Fifty years ago, Jimi Hendrix took the stage at the Woodstock Festival in an outfit that would become the epitome of the 1969 style scene. The rock legend pulled off a pair of bell bottoms, a style the Levi’s® brand would capitalize on not long after the crowds returned from the festival.
Levi’s® 646 bell bottoms and 517 boot cut jeans were born in a time of ultimate self-expression. Hippies and others would split the seams of their jeans to widen the leg openings, sewing in panels of contrasting fabric, bandana prints, or denim remnants. The fuller fits could accommodate boots, and wider pant legs added movement and flow — perfect for the street or stage.
Hendrix’s look was inspired by styles from the famed hippie hot bed, the Haight-Ashbury, located just blocks away from Levi Strauss & Co.’s factory in San Francisco. Hendrix was a frequent customer at Mnasidika, a Haight shop owned by Peggy Caserta from 1965 to 1968. Peggy claims she convinced LS&Co. to change its production lines to manufacture the hot new bell bottoms. Although I have not confirmed her story, what we do know is that by fall 1969, LS&Co. embraced these DIY styles, introducing bell bottom and boot cut fits as the latest Levi’s® products. They were launched as part of the brand’s experimental orange Tab line, leaving red Tab classics like the 505® and 501® jeans separate.
The 646 jean, originally called “Nuvo Flares,” was made of a poly-cotton blend. In time for students returning to school, fall 1969 company catalogs described the STA-PREST Saddleman 517-07 as “full from the knee for the boot wearer.”
Customizing since ‘69
Students adorned their jeans with peace signs and other patches, paint or colorful designs. Levi’s® became a canvas for political expression, musical preference and personal style. “I went to high school in the late 1970s when both Levi’s® wide bell bottoms and jackets were what the cool kids wore to school,” said New Jersey native and current LS&Co. employee Maureen Stivale. “Customization was important both then and now.”
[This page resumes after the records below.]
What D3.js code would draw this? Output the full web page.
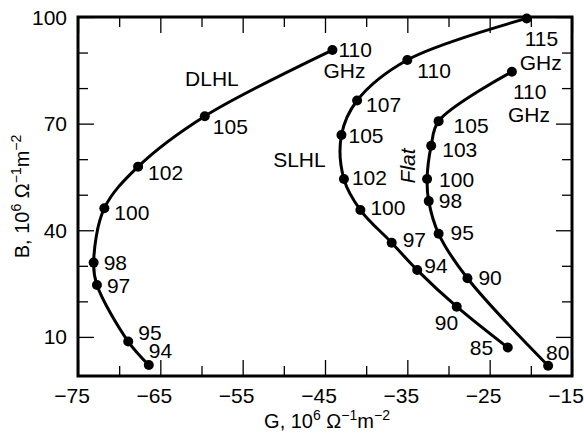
<!DOCTYPE html>
<html>
<head>
<meta charset="utf-8">
<script src="https://cdn.jsdelivr.net/npm/d3@7"></script>
<style>
  body { margin: 0; background: #fff; }
  svg { display: block; }
  text { font-family: "Liberation Sans", Arial, Helvetica, sans-serif; fill: #000; }
</style>
</head>
<body>
<svg id="chart" width="584" height="438"></svg>
<script>
// Admittance loci: frequency (GHz) of each marked point with its
// conductance G and susceptance B, both in 10^6 Ω^-1 m^-2.
const dlhlFreq = [110, 105, 102, 100, 98, 97, 95, 94];
const dlhlG    = [-44.1, -59.6, -67.7, -71.8, -73.1, -72.7, -68.9, -66.4];
const dlhlB    = [90.7, 72.1, 57.9, 46.2, 30.9, 24.6, 8.7, 2.1];

const slhlFreq = [115, 110, 107, 105, 102, 100, 97, 94, 90, 85];
const slhlG    = [-20.5, -35.0, -41.1, -43.0, -42.7, -40.7, -36.9, -33.8, -29.0, -22.8];
const slhlB    = [99.6, 87.9, 76.5, 66.8, 54.4, 45.7, 36.5, 28.8, 18.5, 7.0];

const flatFreq = [110, 105, 103, 100, 98, 95, 90, 80];
const flatG    = [-22.3, -31.2, -32.1, -32.6, -32.4, -31.2, -27.7, -17.9];
const flatB    = [84.6, 70.7, 63.8, 54.4, 48.2, 39.0, 26.5, 1.9];

const seriesNames = ["DLHL", "SLHL", "Flat"];

// Axis ticks
const xTicks  = [-75, -70, -65, -60, -55, -50, -45, -40, -35, -30, -25, -20, -15];
const xLabels = [-75, -65, -55, -45, -35, -25, -15];
const yTicks  = [10, 20, 30, 40, 50, 60, 70, 80, 90, 100];
const yLabels = [10, 40, 70, 100];

// Label placement (pixel offsets from each point: left edge, baseline)
const dlhlLabelPos = [[6, 7], [8, 18], [10, 13], [10, 12], [10, 7], [10, 8], [10, -2], [0, -7]];
const slhlLabelPos = [[-2, 28], [10, 18], [9, 11], [7, 8], [8, 6], [10, 5], [11, 4], [7, 3], [-22, 23], [-38, 7]];
const flatLabelPos = [[1, 27], [15, 12], [11, 11], [12, 8], [10, 7], [12, 6], [11, 7], [-2, -6]];
// Unit line beneath the end label
const dlhlUnitPos = [-9, 28];
const slhlUnitPos = [-7, 52];
const flatUnitPos = [-4, 50];

const svg = d3.select("#chart");
const frame = { left: 78, right: 572, top: 17, bottom: 376 };

const x = d3.scaleLinear().domain([-75, -15]).range([frame.left, frame.right]);
const y = d3.scaleLinear().domain([-1, 100]).range([frame.bottom, frame.top]);

const FS = 21;
const majorLen = 16, minorLen = 10;

// Axes: ticks on all four sides, pointing inward
const xMajor = new Set(xLabels);
const yMajor = new Set(yLabels);

const axisBottom = d3.axisBottom(x).tickValues(xTicks).tickSize(0).tickFormat("");
svg.append("g").attr("transform", `translate(0,${frame.bottom})`).call(axisBottom)
  .call(g => g.select(".domain").remove())
  .selectAll(".tick line")
  .attr("y2", d => -(xMajor.has(d) ? majorLen : minorLen))
  .attr("stroke", "#000").attr("stroke-width", 1.3);

const axisTop = d3.axisTop(x).tickValues(xTicks).tickSize(0).tickFormat("");
svg.append("g").attr("transform", `translate(0,${frame.top})`).call(axisTop)
  .call(g => g.select(".domain").remove())
  .selectAll(".tick line")
  .attr("y2", d => (xMajor.has(d) ? majorLen : minorLen))
  .attr("stroke", "#000").attr("stroke-width", 1.3);

const axisLeft = d3.axisLeft(y).tickValues(yTicks).tickSize(0).tickFormat("");
svg.append("g").attr("transform", `translate(${frame.left},0)`).call(axisLeft)
  .call(g => g.select(".domain").remove())
  .selectAll(".tick line")
  .attr("x2", d => (yMajor.has(d) ? majorLen : minorLen))
  .attr("stroke", "#000").attr("stroke-width", 1.3);

const axisRight = d3.axisRight(y).tickValues(yTicks).tickSize(0).tickFormat("");
svg.append("g").attr("transform", `translate(${frame.right},0)`).call(axisRight)
  .call(g => g.select(".domain").remove())
  .selectAll(".tick line")
  .attr("x2", d => -(yMajor.has(d) ? majorLen : minorLen))
  .attr("stroke", "#000").attr("stroke-width", 1.3);

// Frame
svg.append("rect")
  .attr("x", frame.left).attr("y", frame.top)
  .attr("width", frame.right - frame.left).attr("height", frame.bottom - frame.top)
  .attr("fill", "none").attr("stroke", "#000").attr("stroke-width", 3);

// Tick labels
const fmt = v => (v < 0 ? "\u2212" + Math.abs(v) : String(v));
svg.append("g").selectAll("text").data(xLabels).join("text")
  .attr("x", d => x(d) - 6).attr("y", 403)
  .attr("text-anchor", "middle").attr("font-size", FS)
  .text(fmt);

svg.append("g").selectAll("text").data(yLabels).join("text")
  .attr("x", 67).attr("y", d => y(d) + 7.5)
  .attr("text-anchor", "end").attr("font-size", FS)
  .text(fmt);

// Axis titles with superscript exponents
function unitTitle(sel, lead) {
  const sup = 14, up = -8;
  sel.append("tspan").text(lead + "10");
  sel.append("tspan").attr("dy", up).attr("font-size", sup).text("6");
  sel.append("tspan").attr("dy", -up).text(" \u03A9");
  sel.append("tspan").attr("dy", up).attr("font-size", sup).text("\u22121");
  sel.append("tspan").attr("dy", -up).text("m");
  sel.append("tspan").attr("dy", up).attr("font-size", sup).text("\u22122");
}
svg.append("text")
  .attr("x", 327).attr("y", 428)
  .attr("text-anchor", "middle").attr("font-size", 20)
  .call(unitTitle, "G, ");
svg.append("text")
  .attr("transform", `translate(29,${(frame.top + frame.bottom) / 2}) rotate(-90)`)
  .attr("text-anchor", "middle").attr("font-size", 20)
  .call(unitTitle, "B, ");

// Loci
const line = d3.line()
  .x(d => x(d.g)).y(d => y(d.b))
  .curve(d3.curveCatmullRom.alpha(0.5));

function zipSeries(freq, G, B) {
  return freq.map((f, i) => ({ f, g: G[i], b: B[i] }));
}

const series = [
  { pts: zipSeries(dlhlFreq, dlhlG, dlhlB), lab: dlhlLabelPos, unit: dlhlUnitPos },
  { pts: zipSeries(slhlFreq, slhlG, slhlB), lab: slhlLabelPos, unit: slhlUnitPos },
  { pts: zipSeries(flatFreq, flatG, flatB), lab: flatLabelPos, unit: flatUnitPos }
];

series.forEach(s => {
  svg.append("path")
    .datum(s.pts)
    .attr("d", line)
    .attr("fill", "none").attr("stroke", "#000").attr("stroke-width", 3)
    .attr("stroke-linejoin", "round").attr("stroke-linecap", "round");

  svg.append("g").selectAll("circle").data(s.pts).join("circle")
    .attr("cx", d => x(d.g)).attr("cy", d => y(d.b)).attr("r", 5)
    .attr("fill", "#000");

  svg.append("g").selectAll("text").data(s.pts).join("text")
    .attr("x", (d, i) => x(d.g) + s.lab[i][0])
    .attr("y", (d, i) => y(d.b) + s.lab[i][1])
    .attr("font-size", FS)
    .text(d => d.f);

  const end = s.pts[0];
  svg.append("text")
    .attr("x", x(end.g) + s.unit[0]).attr("y", y(end.b) + s.unit[1])
    .attr("font-size", FS)
    .text("GHz");
});

// Series names, anchored in data space
svg.append("text")
  .attr("x", x(-62.0)).attr("y", y(80.6))
  .attr("font-size", FS).text(seriesNames[0]);
svg.append("text")
  .attr("x", x(-51.3)).attr("y", y(57.8))
  .attr("font-size", FS).text(seriesNames[1]);
svg.append("text")
  .attr("transform", `translate(${x(-34.1)},${y(58.1)}) rotate(-90)`)
  .attr("text-anchor", "middle").attr("font-size", FS).attr("font-style", "italic")
  .text(seriesNames[2]);
</script>
</body>
</html>
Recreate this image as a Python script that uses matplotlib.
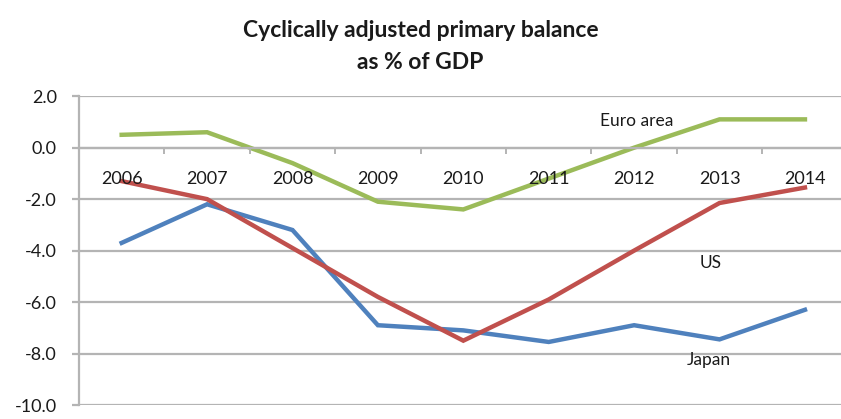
import numpy as np
import matplotlib
matplotlib.use('Agg')
import matplotlib.pyplot as plt

plt.rcParams['font.family'] = ['Lato', 'DejaVu Sans']

# Dane
years = ['2006', '2007', '2008', '2009', '2010', '2011', '2012', '2013', '2014']
euro_area = [0.5, 0.6, -0.6, -2.1, -2.4, -1.2, 0.0, 1.1, 1.1]
us = [-1.3, -2.0, -3.9, -5.8, -7.5, -5.9, -4.0, -2.15, -1.55]
japan = [-3.7, -2.2, -3.2, -6.9, -7.1, -7.55, -6.9, -7.45, -6.3]
yticks = [2.0, 0.0, -2.0, -4.0, -6.0, -8.0, -10.0]

grid_col = '#b4b4b4'
txt_col = '#1a1a1a'
x = np.arange(len(years))

fig = plt.figure(figsize=(8.41, 4.19), dpi=100)
ax = fig.add_axes([0.0939, 0.0334, 0.914, 0.737])

# Siatka pod seriami
for yv in yticks:
    ax.axhline(yv, color=grid_col, lw=1.6, zorder=0.5)

ax.plot(x, japan, color='#4f81bd', lw=3.2, zorder=2, solid_joinstyle='miter')
ax.plot(x, us, color='#c0504d', lw=3.2, zorder=2.1, solid_joinstyle='miter')
ax.plot(x, euro_area, color='#9bbb59', lw=3.2, zorder=2.2, solid_joinstyle='miter')

ax.set_xlim(-0.5, len(years) - 0.5)
ax.set_ylim(-10, 2)
ax.set_axisbelow(False)

# Osie
for s in ['top', 'right']:
    ax.spines[s].set_visible(False)
ax.spines['left'].set_color(grid_col)
ax.spines['left'].set_linewidth(1.6)
ax.spines['bottom'].set_position(('data', 0))
ax.spines['bottom'].set_color(grid_col)
ax.spines['bottom'].set_linewidth(1.6)

ax.set_yticks(yticks)
ax.set_yticklabels([f'{v:.1f}' for v in yticks], fontsize=13, color=txt_col)
ax.tick_params(axis='y', length=5, width=1.6, color=grid_col, pad=11)

ax.set_xticks(x)
ax.set_xticklabels(years, fontsize=13, color=txt_col)
ax.set_xticks(x[:-1] + 0.5, minor=True)
ax.tick_params(axis='x', which='major', length=0, pad=16.5)
ax.tick_params(axis='x', which='minor', length=4, width=1.4, color=grid_col)

# Etykiety serii
ax.text(6.03, 1.05, 'Euro area', fontsize=12.5, ha='center', va='center', color=txt_col)
ax.text(6.9, -4.47, 'US', fontsize=12.5, ha='center', va='center', color=txt_col)
ax.text(6.87, -8.27, 'Japan', fontsize=12.5, ha='center', va='center', color=txt_col)

fig.text(0.5, 0.928, 'Cyclically adjusted primary balance', fontsize=16.5, fontweight='bold',
         ha='center', va='center', color=txt_col)
fig.text(0.5, 0.85, 'as % of GDP', fontsize=16.5, fontweight='bold',
         ha='center', va='center', color=txt_col)

fig.savefig('out.png', dpi=100)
Maureen wore her Levi’s® bell bottoms with a matching Levi’s® jacket that she hand-embroidered on the back with a Southwest scene inspired by her favorite record album at the time from the San Francisco-based rock band New Riders of the Purple Sage.
Colorful patchwork and embroidery of the day was also practical, making the jeans last longer if torn or ripped. Doug Hansen, a student at Fresno State University in the 1970s, bought a pair of 501® jeans at a flea market in Fresno. The jeans, torn and frayed, “were probably worn by a farmer,” Doug says. He transformed his Levi’s®, and reinforced the tears, with his grandmother’s vintage tie collection, floral fabrics and trim. And to fit his favorite boots, he opened the side seam and added extra denim to create a custom Levi’s® boot cut.
From niche style to big trend
The popularity of Levi’s® jeans soared in the early 1970s, fueled by the new bell bottom and boot cut styles. LS&Co. sold wide-legged jeans for fans of all ages in denim and a variety of colors and fabrics like corduroy — a favorite of the decade.
Fifty years later, fans still love these now classic Levi’s® looks. For throwback styles that feel fresh, shop our modern boot cut and high-rise jeans on levi.com. Or you can check out Levi’s® Vintage Clothing where we reproduce fits, fabrics and details of earlier eras.
In honor of the 50th anniversary of bell bottoms, and boot cuts Levi’s® fans can view select styles and boot cut jeans from the 1960s to 2019 in a new Archives exhibition on display August 14 through November in the Atrium at Levi’s Plaza in San Francisco.